OUR History

A Settlement House for the 21st Century

Settlement Houses have never been more relevant. The model, because it evolves, remains evergreen. Our history informs us but does not bind us. We honor it. As our neighborhoods change, we change. And as our neighbors shape our work, and our efforts help shape public policy, our city changes – for the better.


In the 1880s, the Lower East Side was flooded with new immigrants living in poverty, nurturing a dream, and struggling to adapt to a new country. Into this overcrowded urban neighborhood came a group of reformers — people like Stanton Coit, Charles B. Stover and Carl Schurz — who settled in the community, became intimately acquainted with its problems, and recognized a need for change.

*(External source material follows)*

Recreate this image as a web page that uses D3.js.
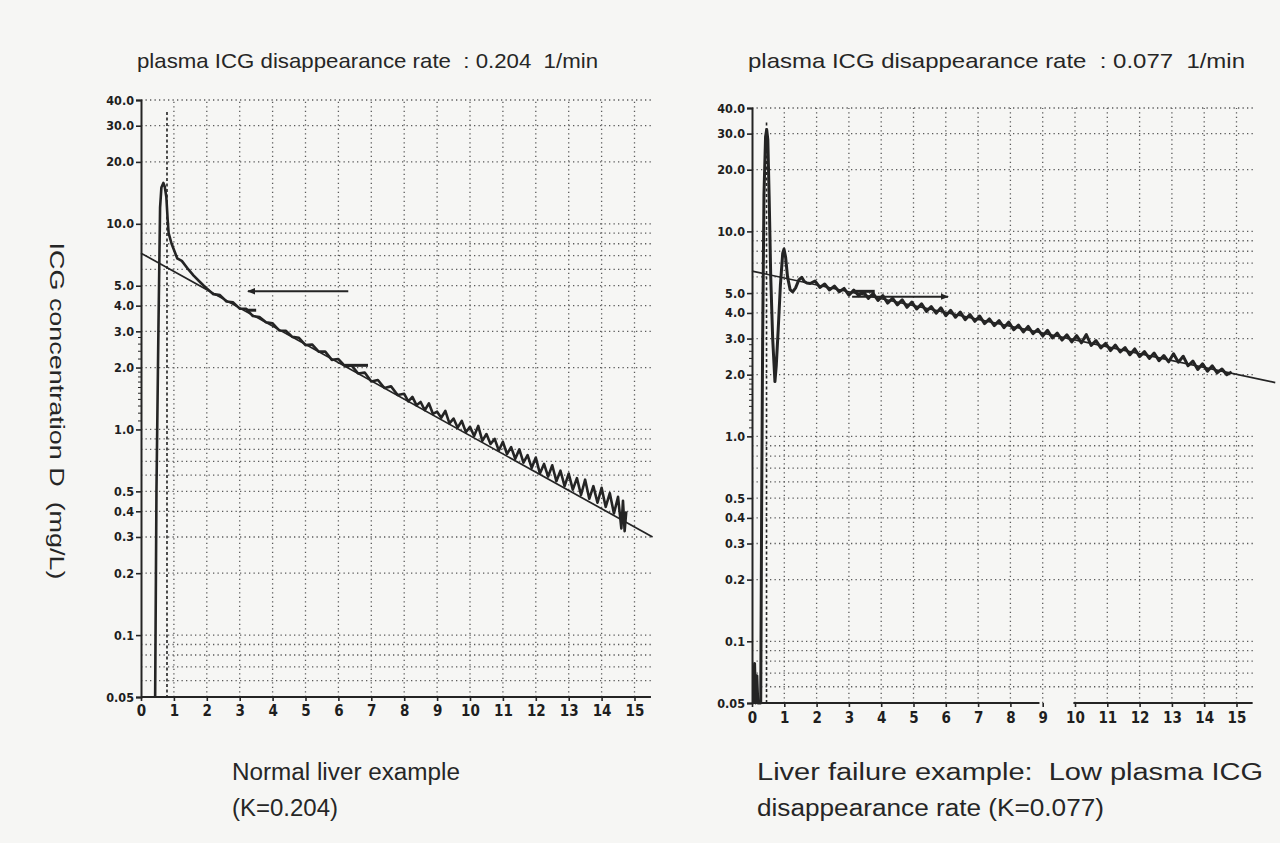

They didn’t believe that handouts or paternalistic charity were effective or honorable answers to immigrants’ poverty. Instead, in 1886, Coit, Stover, and Schurz established University Settlement — a physical, psychological and spiritual haven where people of all ages, from all countries and every walk of life could seek advice, assistance, education or a simple respite from the harsh realities of everyday life. With University Settlement, the American settlement house movement was born and other settlement houses soon followed, on the Lower East Side, in Chicago and across the country.

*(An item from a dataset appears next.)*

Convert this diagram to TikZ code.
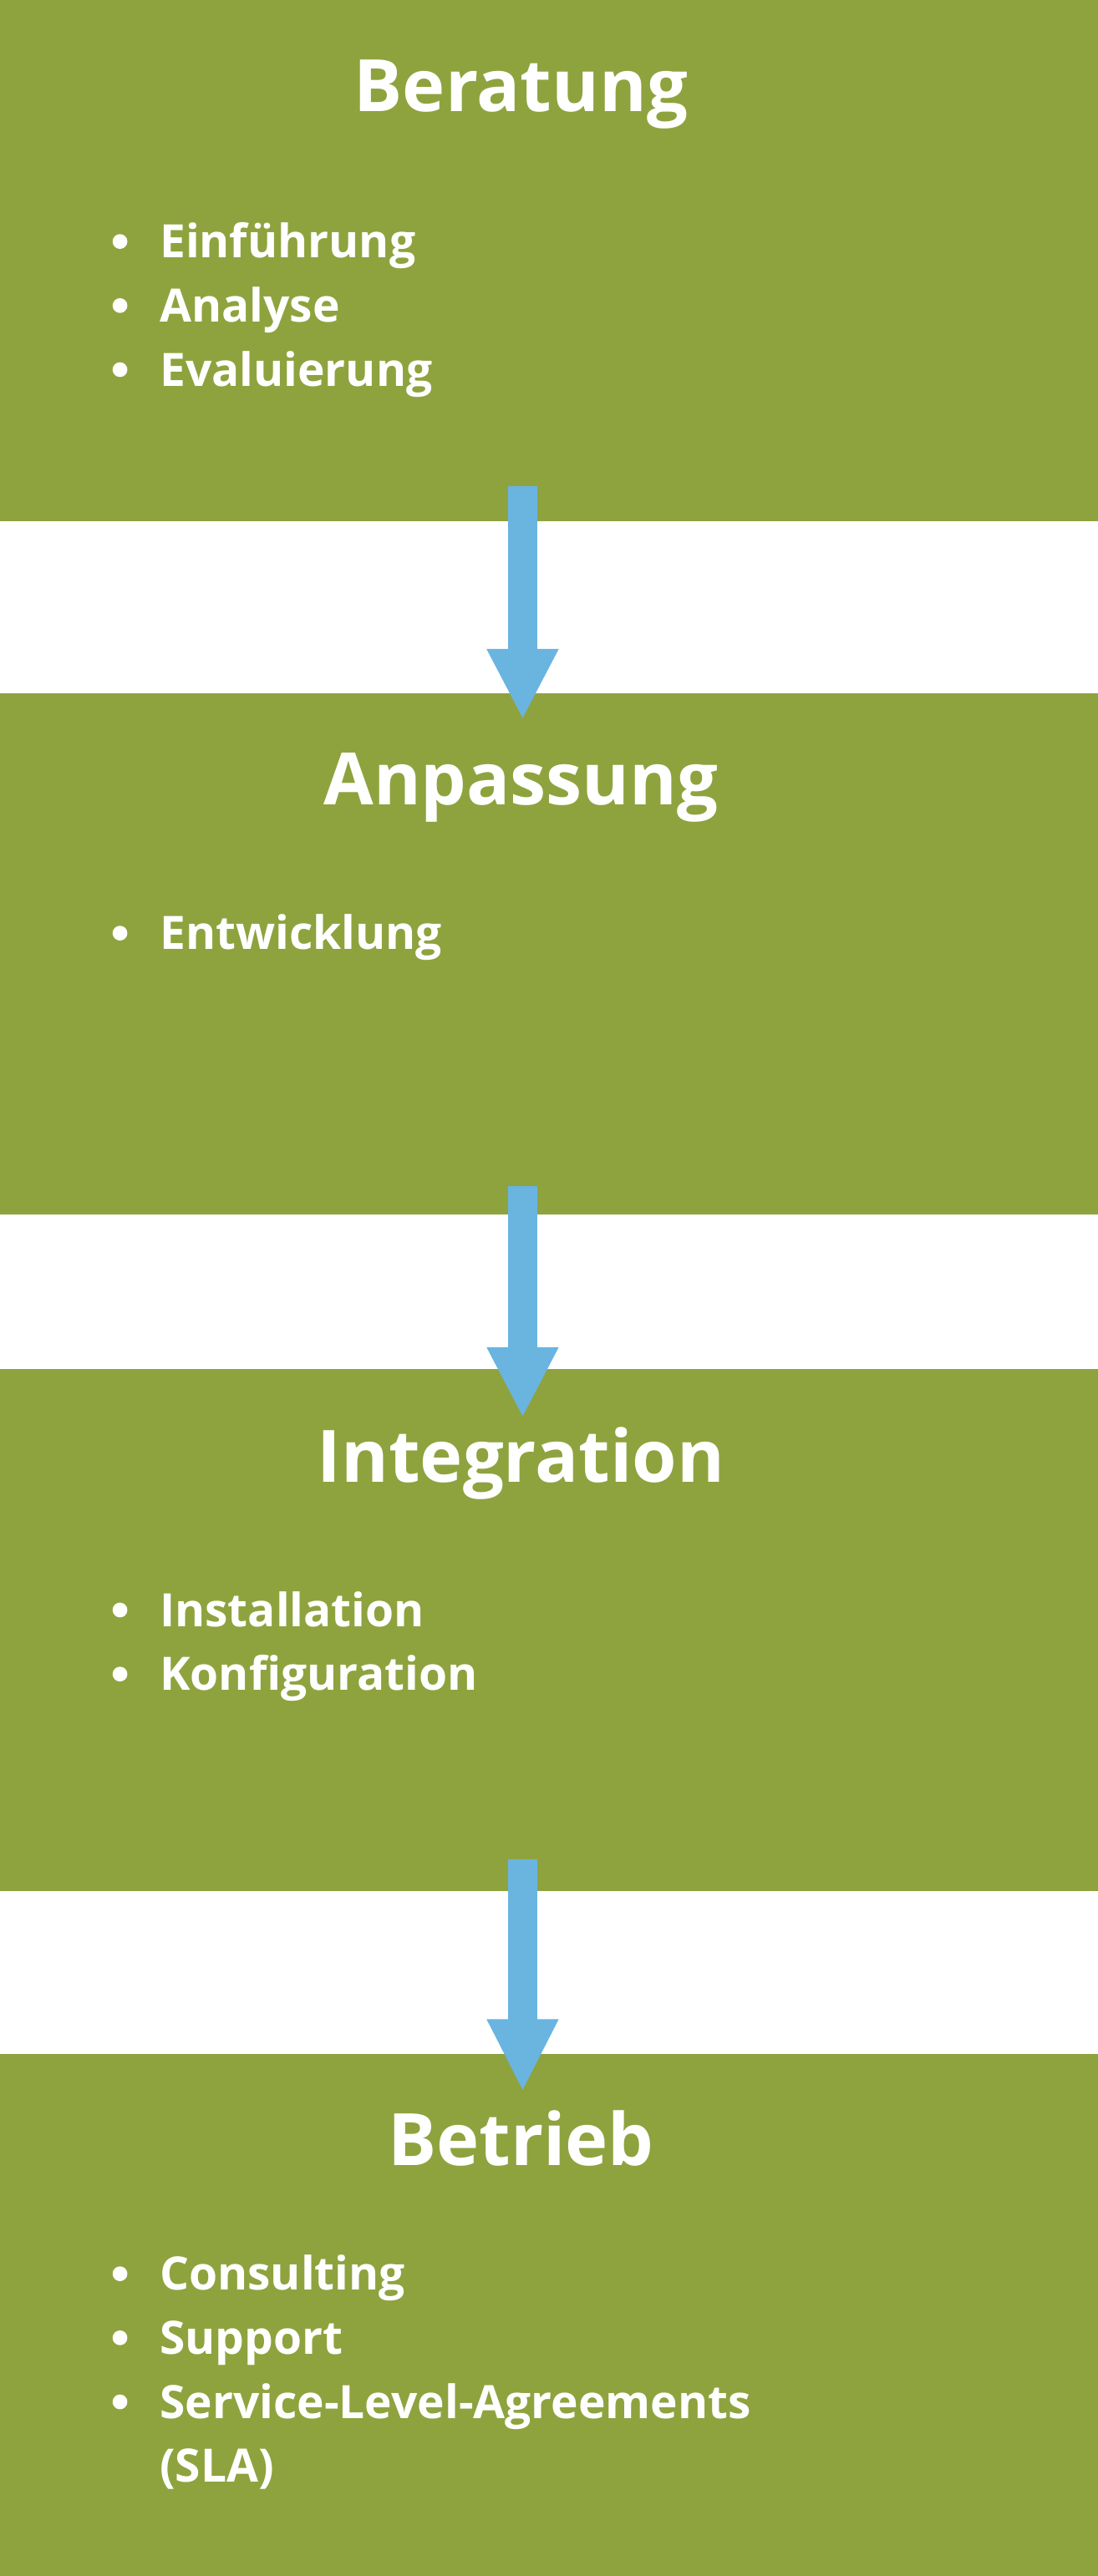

As the original settlement house in the United States, University Settlement’s history is marked by firsts — the first public bath, the first kindergarten in New York, the first round of Head Start. Our distinguished alumni include individuals such as George and Ira Gershwin, Abraham Beame, and Jacob Javits. Over the years, Eleanor Roosevelt, John D. Rockefeller and countless others have lent support. Today, a paid, professional staff of more than 500 joins with dedicated volunteers to uphold the founders’ original mission to meet the ever-changing needs of our community. Thanks to these tireless efforts, University Settlement continues to be a pioneer in the field of social services.

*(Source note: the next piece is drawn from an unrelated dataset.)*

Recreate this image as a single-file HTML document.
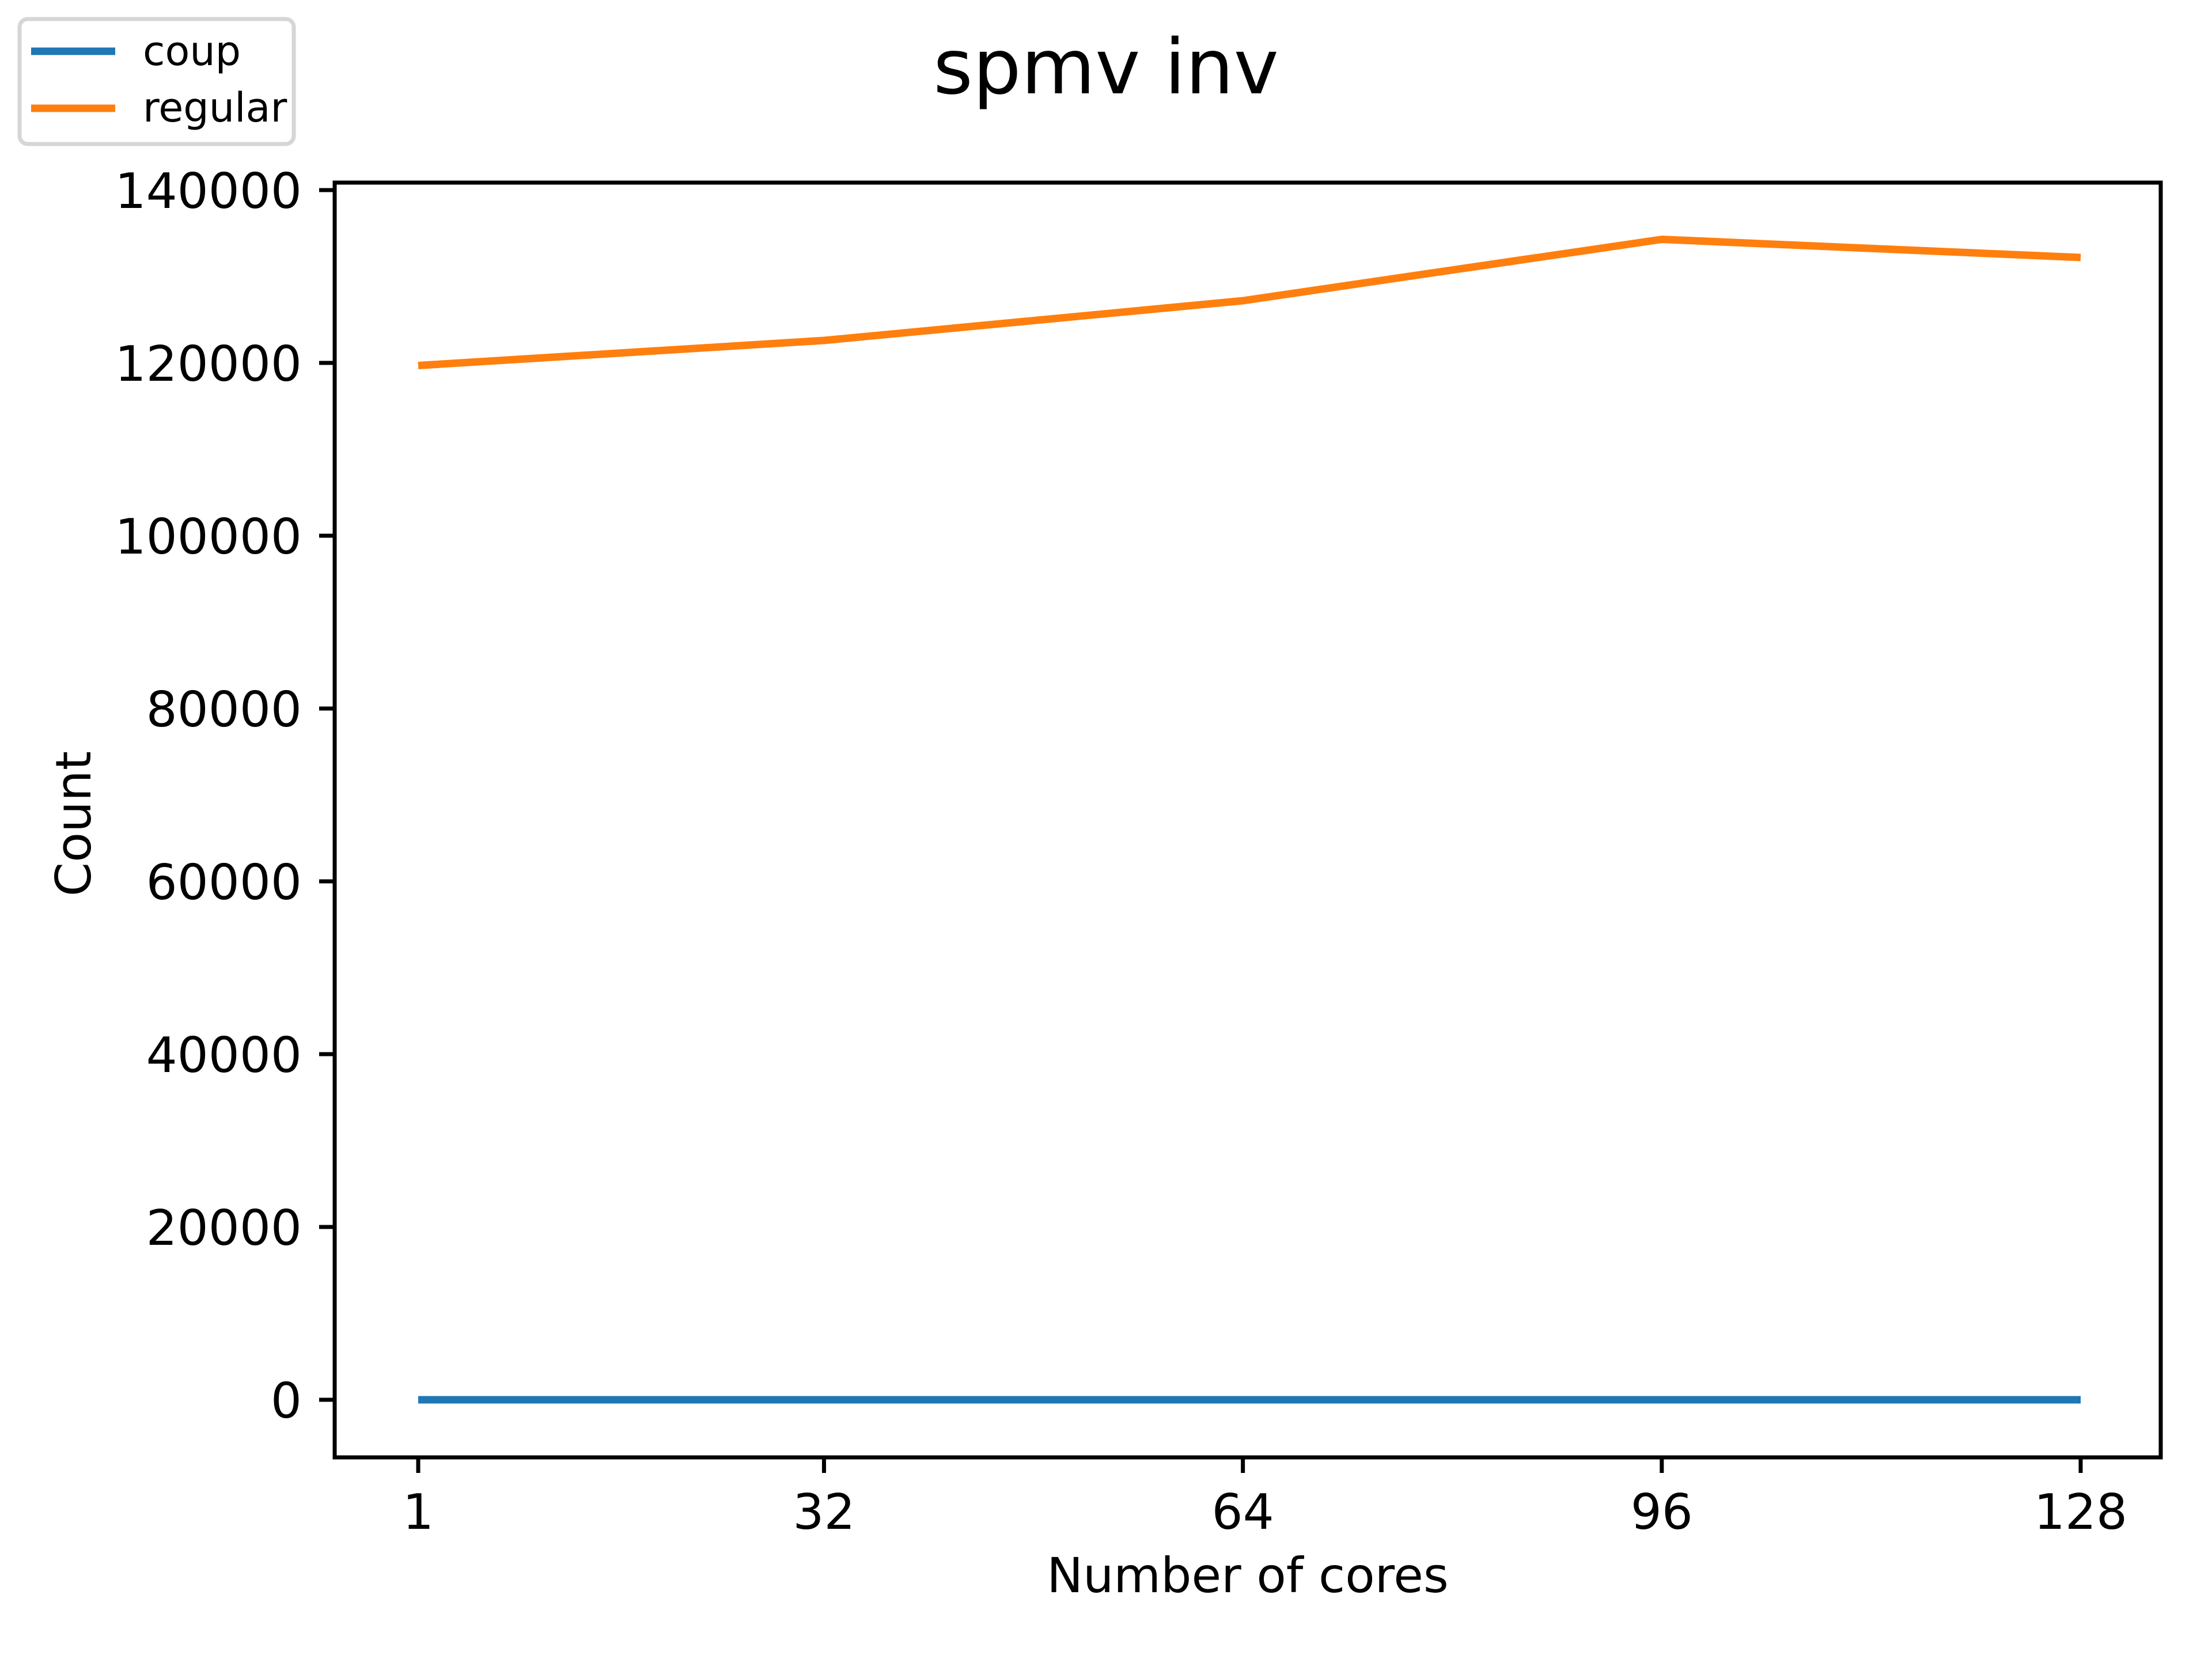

As the Lower East Side gentrified in the late 90s and early 2000s, we evolved along with it, engaging waves of new immigrants while continuing to build responsive programs alongside our neighbors. We realized the benefits of 50 years of advocacy in 2006 with the opening of Houston Street Center, which brought a wealth of resources to the community, including a competition-sized pool and a wide variety of meeting spaces. We also sought to find ways to build trusted partnerships in new neighborhoods where our approach resonated, learning different approaches with the benefit of fresh perspectives.

In 2000, seeking to deepen our investment in youth development, we entered into a strategic partnership with The Door, an internationally recognized leader in that work. Over the course of that productive and deep collaboration, which concluded in 2021, University Settlement launched cutting-edge programs for youth across dozens of sites, including many just across the Manhattan Bridge in Brooklyn. We later expanded our mental health and early childhood offerings to those neighborhoods, keeping as our guiding principle the belief that every location of University Settlement is an important part of One House.